Aside from attacking Mr. Trudeau, Mr. Poilievre mainly offers generalities on his own intentions. That may be okay in normal times, but these are far from normal times. Before long, he could be making decisions on whether Canada goes to war, decisions like those made around Iraq and Afghanistan.

With the world aflame, Canadians need a better idea of his thinking on China, Ukraine, India, the Middle East, our existing climate agreements and our commitment to NATO to spend 2 per cent of our GDP on defence. “People have a right to hear more from the leader of the Opposition,” Chris Alexander, who served as ambassador to Afghanistan, told me in an interview. What is Mr. Poilievre’s strategy to limit China’s influence, he wondered?

Mr. Alexander, who served in Stephen Harper’s cabinet, speaks from experience, having worked abroad as a diplomat, a Canadian ambassador to Afghanistan and a United Nations official. The parochial Mr. Poilievre hasn’t travelled beyond Canada much, hasn’t met with many foreign leaders or demonstrated any intellectual curiosity in speeches about the ominous forces accruing against American paramountcy.

Former prime minister Stephen Harper is Mr. Poilievre’s mentor of sorts. Mr. Harper chairs the International Democratic Union, an alliance of right-leaning parties. He’s raised eyebrows for promoting ties with the increasingly authoritarian Hungarian Prime Minister Viktor Orban. Mr. Poilievre should tell where he stands on Mr. Orban.

It might serve him well to visit foreign capitals, to sit down with leaders to get a feel of things first-hand, to demonstrate whether he has diplomatic skills to counterbalance his reputation as a hatchetman, as opposed to statesman.
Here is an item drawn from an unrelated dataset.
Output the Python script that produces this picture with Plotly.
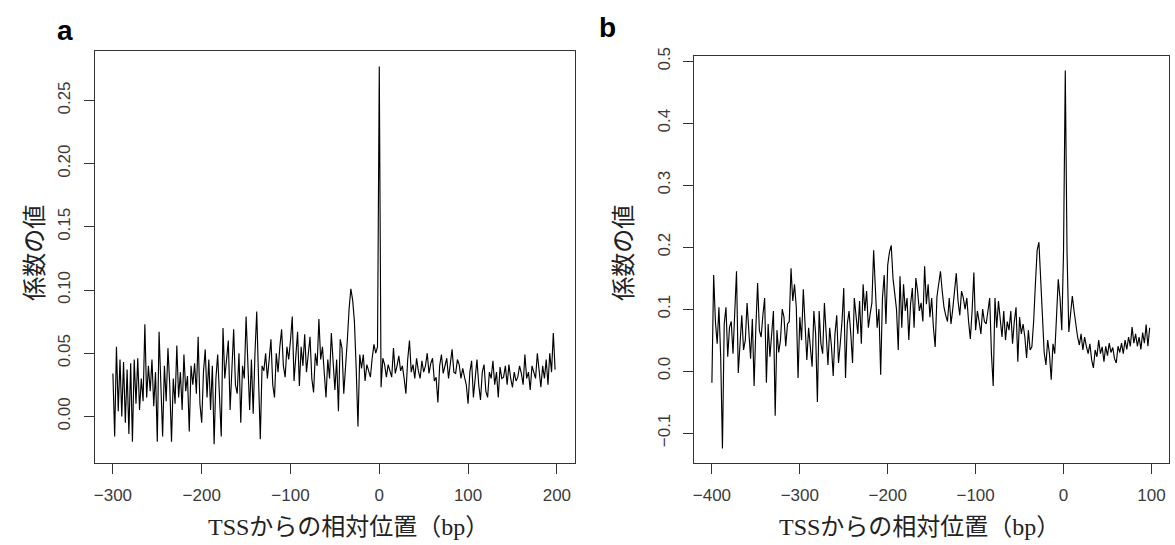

But there are limitations to such ventures for a conservative politician. He couldn’t go to Washington, incredibly enough, because he’d be too embarrassed to be seen with Republicans, given that party’s long-running state of derangement. Tea with Marjorie Taylor Greene? I don’t think so. A London visit would not be advisable either, given the sorry plight of the unpopular British Tories, who bone-headedly backed Brexit.

Canadian opposition leaders have been hesitant to go abroad to boost their foreign-policy bona fides ever since Tory leader Joe Clark’s infamous 1979 world tour. Poor Joe. The four-country trip was one embarrassment after another, beginning with him losing his luggage and continuing with several rather obtuse observations. To an impoverished farmer in India, he intoned: “What is the totality of your acreage?” He followed that question by blurting, “How old are the chickens?” That was followed by his analysis of the uneven landscape in Jordan: “You have a lot of rocks here.” The trip could have been a Saturday Night Live skit.

As for Mr. Poilievre, a trip to India could pay potential dividends. He has accused Mr. Trudeau of being “considered a laughingstock in India” for his stumbles with Narendra Modi’s government. By contrast, Mr. Poilievre could show how he could work with the world’s largest democracy, even if the two countries are currently at loggerheads over Khalistan separatists.

He has done well to appoint Michael Chong as foreign affairs critic in his shadow cabinet. The veteran MP of Hong Kong descent performed impressively on the Chinese election-meddling controversy; he is well-informed, balanced and, in a potential Poilievre government, would make a fine foreign minister.

Mr. Poilievre, who studied international relations while a student at the University of Calgary, is a quick study in coming to grips with complex files. His multilingual wife, Anaida Poilievre, who was born in Venezuela, adds a South American dimension to his perspective.

Experience isn’t the be-all and end-all for effective decision-making. Nor is erudition. But in these times, it’s comforting to have leaders – the deeply experienced U.S. President Joe Biden being a good example – who have an understanding about where the conflicts rage. Mr. Poilievre has a steep learning curve on foreign affairs. He should seek to flatten it.